Re: Problem using limit clause in spark sql

2015-12-23 Thread 汪洋
It is an application running as an http server. So I collect the data as the 
response.

> 在 2015年12月24日,上午8:22,Hudong Wang <justupl...@hotmail.com> 写道:
> 
> When you call collect() it will bring all the data to the driver.

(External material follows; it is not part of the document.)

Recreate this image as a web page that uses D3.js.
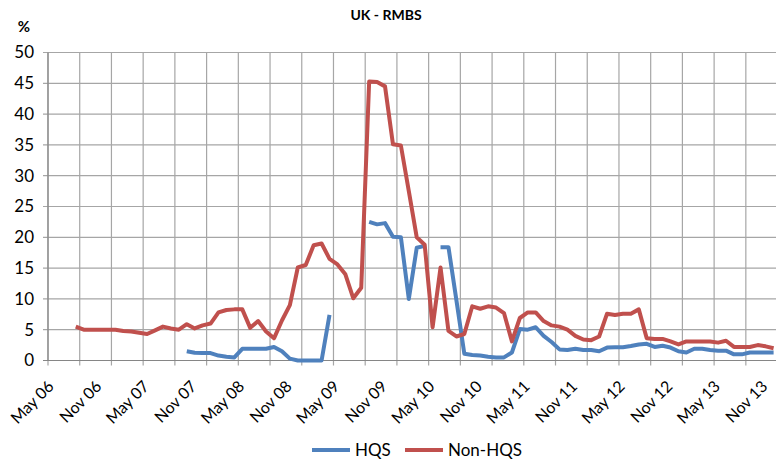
<!DOCTYPE html>
<html>
<head>
<meta charset="utf-8">
<script src="https://cdn.jsdelivr.net/npm/d3@7"></script>
<style>
  body { margin: 0; background: #fff; }
  text { font-family: Lato, "Open Sans", sans-serif; fill: #000; }
</style>
</head>
<body>
<div id="draw_here"></div>
<script type="text/javascript">
    // monthly categories May 06 .. Dec 13
    months = d3.timeMonths(new Date(2006, 4, 1), new Date(2014, 0, 1))

    // Non-HQS, starts Aug 06
    nonhqs = [null, null, null,
        5.5, 5.0, 5.0, 5.0, 5.0, 5.0, 4.8, 4.7, 4.5,
        4.3, 4.9, 5.5, 5.2, 5.0, 5.9, 5.2, 5.7, 6.0, 7.8, 8.2, 8.3,
        8.3, 5.3, 6.4, 4.7, 3.6, 6.5, 9.0, 15.1, 15.5, 18.7, 19.0, 16.5,
        15.6, 14.0, 10.1, 11.8, 45.3, 45.2, 44.5, 35.1, 34.9, 27.5, 20.0, 18.8,
        5.4, 15.1, 4.8, 3.9, 4.3, 8.8, 8.4, 8.8, 8.6, 7.7, 3.1, 6.9,
        7.8, 7.8, 6.4, 5.7, 5.5, 5.0, 4.0, 3.4, 3.3, 3.9, 7.6, 7.4,
        7.6, 7.6, 8.3, 3.6, 3.5, 3.5, 3.1, 2.6, 3.1, 3.1, 3.1, 3.1,
        2.9, 3.2, 2.2, 2.2, 2.2, 2.5, 2.3, 2.0]

    // HQS, starts Oct 07, gaps left empty
    hqs = [null, null, null, null, null, null, null, null, null, null, null, null,
        null, null, null, null, null, 1.5, 1.25, 1.2, 1.2, 0.8, 0.6, 0.5,
        1.9, 1.9, 1.9, 1.9, 2.2, 1.5, 0.3, 0.0, 0.0, 0.0, 0.0, 7.4,
        null, null, null, null, 22.5, 22.1, 22.3, 20.1, 20.0, 10.0, 18.3, 18.6,
        null, 18.4, 18.4, 9.8, 1.1, 0.9, 0.8, 0.6, 0.5, 0.5, 1.3, 5.1,
        5.0, 5.4, 4.0, 3.0, 1.8, 1.7, 1.9, 1.7, 1.7, 1.5, 2.1, 2.15,
        2.15, 2.35, 2.6, 2.7, 2.2, 2.4, 2.1, 1.5, 1.3, 1.9, 1.9, 1.7,
        1.6, 1.6, 1.0, 1.0, 1.3, 1.3, 1.3, 1.3]

    yTicks = [0, 5, 10, 15, 20, 25, 30, 35, 40, 45, 50]
    seriesNames = ["HQS", "Non-HQS"]
    seriesColors = ["#4f81bd", "#c0504d"]

    canvas = ({width: 776, height: 465})
    margin = ({top: 52.5, left: 48, bottom: 360.5})
    step = 7.93

    x = d3.scaleBand()
        .domain(months)
        .range([margin.left, margin.left + months.length * step])

    y = d3.scaleLinear()
        .domain([0, 50])
        .range([margin.bottom, margin.top])

    svg = d3.select("div#draw_here").append("svg")
        .attr("width", canvas.width)
        .attr("height", canvas.height)

    // gridlines
    gridIdx = d3.range(0, months.length, 4)
    svg.append("g").selectAll("line.v")
        .data(gridIdx)
        .join("line")
        .attr("x1", i => x(months[i]))
        .attr("x2", i => x(months[i]))
        .attr("y1", y(50))
        .attr("y2", y(0) + 5)
        .attr("stroke", "#a6a6a6")
        .attr("stroke-width", 1.2)

    svg.append("g").selectAll("line.h")
        .data(yTicks)
        .join("line")
        .attr("x1", margin.left - 5)
        .attr("x2", canvas.width + 10)
        .attr("y1", d => y(d))
        .attr("y2", d => y(d))
        .attr("stroke", d => d == 0 ? "#868686" : "#a6a6a6")
        .attr("stroke-width", 1.2)

    svg.append("line")
        .attr("x1", margin.left).attr("x2", margin.left)
        .attr("y1", y(50)).attr("y2", y(0))
        .attr("stroke", "#868686")
        .attr("stroke-width", 1.2)

    // y labels
    svg.append("g").selectAll("text")
        .data(yTicks)
        .join("text")
        .attr("x", 34)
        .attr("y", d => y(d))
        .attr("dy", "0.35em")
        .attr("text-anchor", "end")
        .style("font-size", "17px")
        .text(d => d)

    // x labels, every 6 months
    labelIdx = d3.range(0, months.length, 6)
    fmt = d3.timeFormat("%b %y")
    svg.append("g").selectAll("text")
        .data(labelIdx)
        .join("text")
        .attr("transform", i => `translate(${x(months[i]) + x.bandwidth() / 2 - 1},${y(0) + 23}) rotate(-45)`)
        .attr("text-anchor", "end")
        .attr("dy", "0.35em")
        .style("font-size", "16px")
        .text(i => fmt(months[i]))

    // lines
    line = d3.line()
        .defined(d => d[1] != null)
        .x(d => x(d[0]) + x.bandwidth() / 2)
        .y(d => y(d[1]))

    ;[hqs, nonhqs].forEach((vals, k) => {
        svg.append("path")
            .attr("fill", "none")
            .attr("stroke", seriesColors[k])
            .attr("stroke-width", 4)
            .attr("stroke-linejoin", "round")
            .attr("d", line(months.map((m, i) => [m, vals[i]])))
    })

    // title and unit
    svg.append("text")
        .attr("x", 386).attr("y", 20)
        .attr("text-anchor", "middle")
        .style("font-size", "14px")
        .style("font-weight", "bold")
        .text("UK - RMBS")

    svg.append("text")
        .attr("x", 24).attr("y", 32)
        .attr("text-anchor", "middle")
        .style("font-size", "15px")
        .style("font-weight", "bold")
        .text("%")

    // legend
    legendX = [312, 405]
    seriesNames.forEach((name, k) => {
        svg.append("line")
            .attr("x1", legendX[k]).attr("x2", legendX[k] + 38)
            .attr("y1", 450).attr("y2", 450)
            .attr("stroke", seriesColors[k])
            .attr("stroke-width", 4)
        svg.append("text")
            .attr("x", legendX[k] + 43).attr("y", 450)
            .attr("dy", "0.35em")
            .style("font-size", "17px")
            .text(name)
    })
</script>
</body>
</html>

Do you mean 
> to call persist() instead?
> 
> From: tiandiwo...@icloud.com
> Subject: Problem using limit clause in spark sql
> Date: Wed, 23 Dec 2015 21:26:51 +0800
> To: user@spark.apache.org
> 
> Hi,
> I am using spark sql in a way like this:
> 
> sqlContext.sql(“select * from table limit 1”).map(...).collect()
> 
> The problem is that the limit clause will collect all the 10,000 records into 
> a single partition, resulting the map afterwards running only in one 
> partition and being really slow.I tried to use repartition, but it is kind of 
> a waste to collect all those records into one partition and then shuffle them 
> around and then collect them again.
> 
> Is there a way to work around this? 
> BTW, there is no order by clause and I do not care which 1 records I get 
> as long as the total number is less or equal then 1.